Which is why I filled with an incredible amount of awe when I read on Wednesday of how Carmen Aguirre confronted her rapist in prison. This is an incredible edited extract from her recently published book Mexican Hooker #1: And My Other Roles Since The Revolution, and it covers not just her experience of meeting her rapist, but also the details leading up to her rape. Reading it, I found it astounding how Aguirre found the strength to sit across from this man who violated her. Aguirre is an enormously brave woman. I got goosebumps - the bad kind - reading her story, and imagining doing the same, meeting my own attacker, and I was triggered, though on a smaller scale, again. The idea made my blood run cold. The dread of just thinking about being anywhere near my attacker, I can't even begin to explain.
I'm not generally easily triggered into remembering my assault. When it comes to movies and TV, I get very emotionally involved if a character is sexual assaulted or raped. I know it's fiction and not real, but this happens, and so I watch and keep myself watching, so the character isn't so alone. I know that might sound strange, but I'm not there while people are actually assaulted or raped, so there's a sense of solidarity, a sense of shared experience, to watch a sexual assault or rape storyline played out over several weeks or the course of a two hour movie. I have been hugely invested in Linda Carter's storyline in EastEnders for well over a year for this very reason. But I'm not triggered, mostly, by what happens in movies or on the TV.
Until recently. At the moment in Emmerdale, Aaron Livesy is going through the court case to get his father, Gordon, convicted for raping him as a child. Most of the storyline has not been triggering, but what I found was, surprisingly, was the scene where he was giving the details to the police of what happened in a room that looked much like a front room with sofas and a table, with a camera on the wall, filming the whole thing. I was brought right back to when I reported my assault and had to do something similar in a front room setting, being filmed as I gave the details of my assault. Despite the fact that watching the confrontations Aaron had had with Gordon and how he finally told people the truth of what happened didn't have any affect on me other than being emotionally involved in his story, that scene in that faux front room was deeply upsetting. I sat watching with tears falling down my face, knowing exactly what that moment was like, knowing how Aaron was feeling. It was shocking, having such a vivid flashback.

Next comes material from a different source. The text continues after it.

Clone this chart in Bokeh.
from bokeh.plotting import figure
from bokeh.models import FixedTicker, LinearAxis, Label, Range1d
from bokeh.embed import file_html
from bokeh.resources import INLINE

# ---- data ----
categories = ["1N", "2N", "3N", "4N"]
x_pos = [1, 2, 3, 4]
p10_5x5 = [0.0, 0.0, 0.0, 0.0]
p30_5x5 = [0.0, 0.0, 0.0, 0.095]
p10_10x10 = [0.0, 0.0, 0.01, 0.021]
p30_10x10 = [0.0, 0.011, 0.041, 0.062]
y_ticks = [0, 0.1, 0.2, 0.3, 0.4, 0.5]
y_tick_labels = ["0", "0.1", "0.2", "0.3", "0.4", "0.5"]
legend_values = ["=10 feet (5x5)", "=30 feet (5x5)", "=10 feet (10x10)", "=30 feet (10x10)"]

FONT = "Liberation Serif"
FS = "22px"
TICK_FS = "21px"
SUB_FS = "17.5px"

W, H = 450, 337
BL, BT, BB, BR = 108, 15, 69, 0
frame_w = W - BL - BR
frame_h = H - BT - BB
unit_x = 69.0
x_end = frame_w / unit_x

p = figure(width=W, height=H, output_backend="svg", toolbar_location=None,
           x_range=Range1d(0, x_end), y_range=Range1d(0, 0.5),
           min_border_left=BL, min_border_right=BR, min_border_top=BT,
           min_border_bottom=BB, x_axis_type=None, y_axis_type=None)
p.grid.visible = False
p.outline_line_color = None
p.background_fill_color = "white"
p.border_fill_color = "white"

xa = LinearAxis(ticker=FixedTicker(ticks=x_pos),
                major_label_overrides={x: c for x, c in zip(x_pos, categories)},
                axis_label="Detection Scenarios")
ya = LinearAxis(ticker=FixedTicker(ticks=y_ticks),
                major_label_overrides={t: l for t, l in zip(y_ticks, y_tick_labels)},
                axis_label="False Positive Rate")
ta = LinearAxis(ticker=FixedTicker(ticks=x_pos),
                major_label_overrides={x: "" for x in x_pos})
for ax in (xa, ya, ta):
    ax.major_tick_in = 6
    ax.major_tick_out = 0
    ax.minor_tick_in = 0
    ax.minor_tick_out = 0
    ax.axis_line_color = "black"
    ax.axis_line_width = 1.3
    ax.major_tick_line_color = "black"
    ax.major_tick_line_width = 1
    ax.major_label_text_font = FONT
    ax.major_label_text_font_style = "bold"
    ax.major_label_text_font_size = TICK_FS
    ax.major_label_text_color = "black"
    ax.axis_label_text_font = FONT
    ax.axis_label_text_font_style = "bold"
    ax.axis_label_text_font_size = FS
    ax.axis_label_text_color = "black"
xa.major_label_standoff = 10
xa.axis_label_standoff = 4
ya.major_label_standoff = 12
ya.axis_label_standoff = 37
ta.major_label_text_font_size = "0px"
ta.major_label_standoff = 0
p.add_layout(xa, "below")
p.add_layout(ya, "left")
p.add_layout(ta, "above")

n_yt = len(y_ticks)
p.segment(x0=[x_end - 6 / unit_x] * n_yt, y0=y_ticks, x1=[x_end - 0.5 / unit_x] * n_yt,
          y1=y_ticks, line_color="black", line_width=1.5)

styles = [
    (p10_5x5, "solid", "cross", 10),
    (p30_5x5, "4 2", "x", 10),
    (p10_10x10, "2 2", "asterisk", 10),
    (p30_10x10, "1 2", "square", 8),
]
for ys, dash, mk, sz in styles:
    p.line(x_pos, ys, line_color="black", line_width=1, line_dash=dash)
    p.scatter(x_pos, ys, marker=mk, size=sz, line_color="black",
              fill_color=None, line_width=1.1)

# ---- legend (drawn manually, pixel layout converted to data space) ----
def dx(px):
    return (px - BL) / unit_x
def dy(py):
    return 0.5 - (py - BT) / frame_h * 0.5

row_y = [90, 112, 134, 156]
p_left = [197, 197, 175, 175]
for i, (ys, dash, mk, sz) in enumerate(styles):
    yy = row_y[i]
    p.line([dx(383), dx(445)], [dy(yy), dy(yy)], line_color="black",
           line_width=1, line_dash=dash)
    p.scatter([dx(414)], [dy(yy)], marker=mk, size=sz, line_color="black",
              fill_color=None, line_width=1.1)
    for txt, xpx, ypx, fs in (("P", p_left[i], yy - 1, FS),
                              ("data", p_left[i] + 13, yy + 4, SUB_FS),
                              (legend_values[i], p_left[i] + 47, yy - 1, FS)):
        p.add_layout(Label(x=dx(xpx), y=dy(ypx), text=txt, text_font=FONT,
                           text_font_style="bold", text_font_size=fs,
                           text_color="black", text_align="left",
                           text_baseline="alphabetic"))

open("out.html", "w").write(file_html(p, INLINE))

I'd never been triggered by TV before, but this small scene brought back that moment for me, when I, a 11-year-old child, had to go over the most horrific experience of my life.
When Lady Gaga's performance at the Oscars of Til It Happens to You, a song about experiencing sexual assault and rape, was all over Twitter, I looked it up on YouTube. I was profoundly moved by the song - that being the first time I had heard it - and the survivors who stood around her at the end with self-blaming and victim-blaming words written on their arms. I was talking about it with the other Safe Space team members on Twitter, and Jess mentioned how powerful the actual music video was, and so I went to watch it. It has got to be one of the most incredible, powerful pieces of acting and performance I have ever seen.
This video can be triggering. Please look after yourself and do not watch if it's going to hurt you.
And that's the whole point about triggers, of any kind: they're not something you can control, nor will you necessarily know what they will be until they're right in front of you. I know Stephen Fry has apologised for the remarks he made about trigger words and safe spaces, but I feel the need to respond. If you know your triggers, and can create an environment where you can avoid them, doing so is not self-pity.
I've been lucky that my triggers are few and far between, and I don't necessarily have to avoid much, but what I have learnt from being triggered is you can't control what triggers you, and you can't control how you react. It's not self-pity that has me freezing with fear, makes my blood run cold, that has me reliving events or emotions. It's not self-pity that has people wanting to avoid things that debilitate them, but "an example of self-care," as Harriet Williamson said in a recent article for The Independent.
Trying to cultivate a life where triggers are few isn't self-pity. It's survival.